We use Absent and Present rather than Some or None to make the code less confusing when both option and coption are used together.

You might notice that we haven’t used complete here explicitly. Instead, what we’ve done is to ensure that only an incomplete coption can be Absent. Accordingly, a coption that’s complete (and therefore not incomplete) can only be Present.

This is easier to understand with some examples. Consider the following function for getting the value out of a coption, returning a default value if Absent is found.

let get ~default o =
   match o with
   | Present x -> x
   | Absent -> default
;;
>val get : default:'a -> ('a, incomplete) coption -> 'a = <fun>

Note that the incomplete type was inferred here.
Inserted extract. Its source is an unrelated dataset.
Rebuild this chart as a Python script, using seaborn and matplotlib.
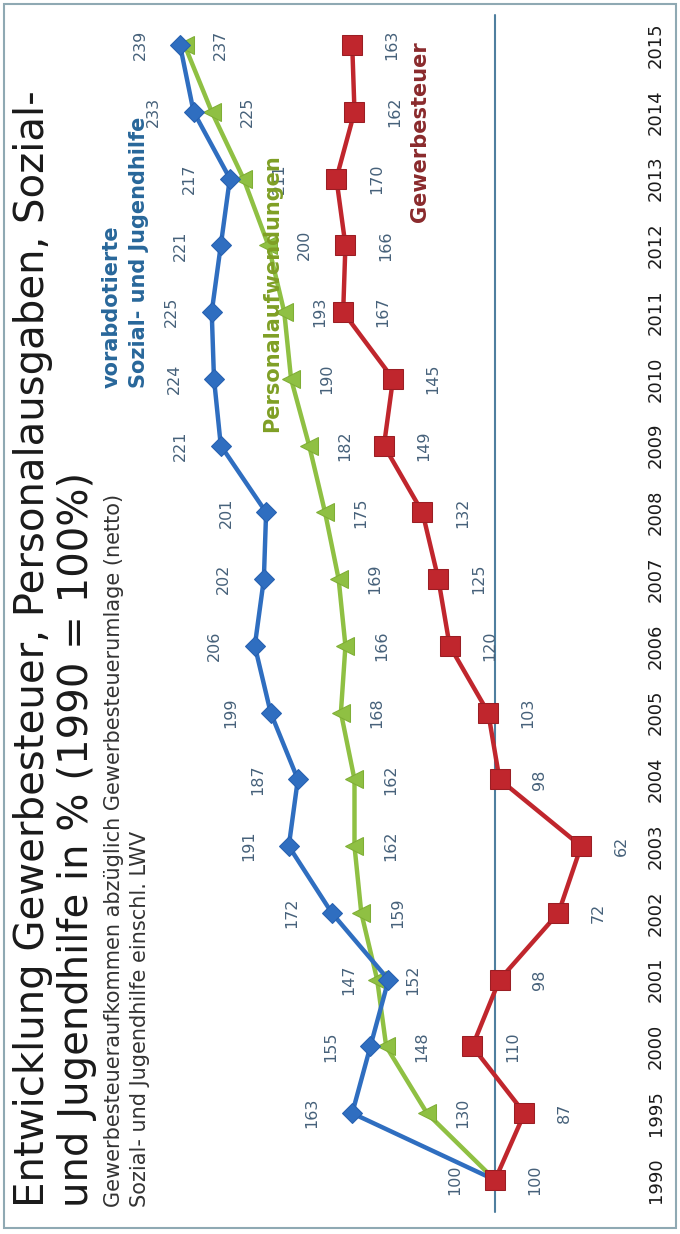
import matplotlib
matplotlib.use("Agg")
import matplotlib.pyplot as plt
import seaborn as sns
import pandas as pd
from matplotlib.patches import Rectangle

years = ["1990", "1995", "2000", "2001", "2002", "2003", "2004", "2005", "2006",
         "2007", "2008", "2009", "2010", "2011", "2012", "2013", "2014", "2015"]
sozial = [100, 163, 155, 147, 172, 191, 187, 199, 206, 202, 201, 221, 224, 225, 221, 217, 233, 239]
personal = [100, 130, 148, 152, 159, 162, 162, 168, 166, 169, 175, 182, 190, 193, 200, 211, 225, 237]
gewerbe = [100, 87, 110, 98, 72, 62, 98, 103, 120, 125, 132, 149, 145, 167, 166, 170, 162, 163]

title_lines = ["Entwicklung Gewerbesteuer, Personalausgaben, Sozial-",
               "und Jugendhilfe in % (1990 = 100%)"]
sub_lines = ["Gewerbesteueraufkommen abzüglich Gewerbesteuerumlage (netto)",
             "Sozial- und Jugendhilfe einschl. LWV"]
series_names = ["vorabdotierte", "Sozial- und Jugendhilfe", "Personalaufwendungen", "Gewerbesteuer"]

sns.set_theme(style="white")
plt.rcParams["font.family"] = ["DejaVu Sans"]

W, H = 680, 1234
fig = plt.figure(figsize=(W / 100, H / 100), dpi=100)
ax = fig.add_axes([0, 0, 1, 1])

# pixel mapping: value 100 -> x=495 px, 239 -> x=180 px ; year index 0 -> y=1180, 17 -> y=45
kx = (495 - 180) / (239 - 100)
x_left = 100 + 495 / kx
x_right = 100 - (W - 495) / kx
ky = (1180 - 45) / 17
y_bottom = -(H - 1180) / ky
y_top = 1180 / ky
ax.set_xlim(x_left, x_right)
ax.set_ylim(y_bottom, y_top)
ax.axis("off")

idx = list(range(len(years)))
df = pd.DataFrame({"idx": idx, "sozial": sozial, "personal": personal, "gewerbe": gewerbe})

# baseline (value 100)
ax.plot([100, 100], [(1180 - 1212) / ky, (1180 - 15) / ky], color="#4f7f9f", lw=1.5, zorder=1)

blue = "#2f6ec0"
green = "#8fc043"
red = "#c0262d"

sns.lineplot(data=df, x="personal", y="idx", orient="y", sort=False, ax=ax, color=green,
             lw=3.2, marker="<", markersize=13, markeredgecolor="#7fae35",
             markerfacecolor=green, zorder=3)
sns.lineplot(data=df, x="sozial", y="idx", orient="y", sort=False, ax=ax, color=blue,
             lw=3.2, marker="D", markersize=10, markeredgecolor="#2660b0",
             markerfacecolor=blue, zorder=4)
sns.lineplot(data=df, x="gewerbe", y="idx", orient="y", sort=False, ax=ax, color=red,
             lw=3.2, marker="s", markersize=14, markeredgecolor="#9a1e24",
             markerfacecolor=red, zorder=5)

lab_col = "#46617a"
for i in idx:
    ax.annotate(str(sozial[i]), (sozial[i], i), xytext=(-40, 0), textcoords="offset pixels",
                rotation=90, ha="center", va="center", fontsize=11.5, color=lab_col, zorder=6)
    if i > 0:
        ax.annotate(str(personal[i]), (personal[i], i), xytext=(36, 0), textcoords="offset pixels",
                    rotation=90, ha="center", va="center", fontsize=11.5, color=lab_col, zorder=6)
    ax.annotate(str(gewerbe[i]), (gewerbe[i], i), xytext=(40, 0), textcoords="offset pixels",
                rotation=90, ha="center", va="center", fontsize=11.5, color=lab_col, zorder=6)

# year labels
trans = ax.get_yaxis_transform()
for i, yr in enumerate(years):
    ax.text(656 / W, i, yr, transform=trans, rotation=90, ha="center", va="center",
            fontsize=13, color="#1a1a1a")

def fx(px):
    return px / W

def fy(py):
    return 1 - py / H

# title
fig.text(fx(33), fy(1207), title_lines[0], rotation=90, ha="center", va="bottom",
         fontsize=29, color="#1a1a1a")
fig.text(fx(77), fy(1207), title_lines[1], rotation=90, ha="center", va="bottom",
         fontsize=29, color="#1a1a1a")
fig.text(fx(114), fy(1207), sub_lines[0], rotation=90, ha="center", va="bottom",
         fontsize=15, color="#333333")
fig.text(fx(140), fy(1207), sub_lines[1], rotation=90, ha="center", va="bottom",
         fontsize=15, color="#333333")

# series labels
fig.text(fx(112), fy(388), series_names[0], rotation=90, ha="center", va="bottom",
         fontsize=15, fontweight="bold", color="#28679a")
fig.text(fx(139), fy(388), series_names[1], rotation=90, ha="center", va="bottom",
         fontsize=15, fontweight="bold", color="#28679a")
fig.text(fx(272), fy(432), series_names[2], rotation=90, ha="center", va="bottom",
         fontsize=15, fontweight="bold", color="#7f9f25")
fig.text(fx(420), fy(222), series_names[3], rotation=90, ha="center", va="bottom",
         fontsize=15, fontweight="bold", color="#8a2a2c")

# frame
fig.patches.append(Rectangle((fx(4), fy(1228)), fx(672), 1224 / H, transform=fig.transFigure,
                             fill=False, edgecolor="#8fa9b3", lw=1.5))

fig.savefig("out.png", dpi=100)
If we annotate the coption as complete, the code no longer compiles.

let get ~default (o : (_,complete) coption) =
  match o with
  | Absent -> default
  | Present x -> x
;;
>Line 3, characters 7-13:
>Error: This pattern matches values of type ('a, incomplete) coption
>       but a pattern was expected which matches values of type
>         ('a, complete) coption
>       Type incomplete is not compatible with type complete

We can make this compile by deleting the Absent branch (and the now useless default argument).

let get (o : (_,complete) coption) =
  match o with
  | Present x -> x
;;
>val get : ('a, complete) coption -> 'a = <fun>

We could write this more simply as:

let get (Present x : (_,complete) coption) = x ;;
>val get : ('a, complete) coption -> 'a = <fun>

As we can see, when the coption is known to be complete, the pattern matching is narrowed to just the Present case.

A completion-sensitive request type

We can use coption to define a completion-sensitive version of logon_request.

type 'c logon_request =
  { user_name : User_name.t
  ; user_id : (User_id.t, 'c) coption
  ; permissions : (Permissions.t, 'c) coption
  }

There’s a single type parameter for the logon_request that marks whether it’s complete, at which point, both the user_id and permissions fields will be complete as well.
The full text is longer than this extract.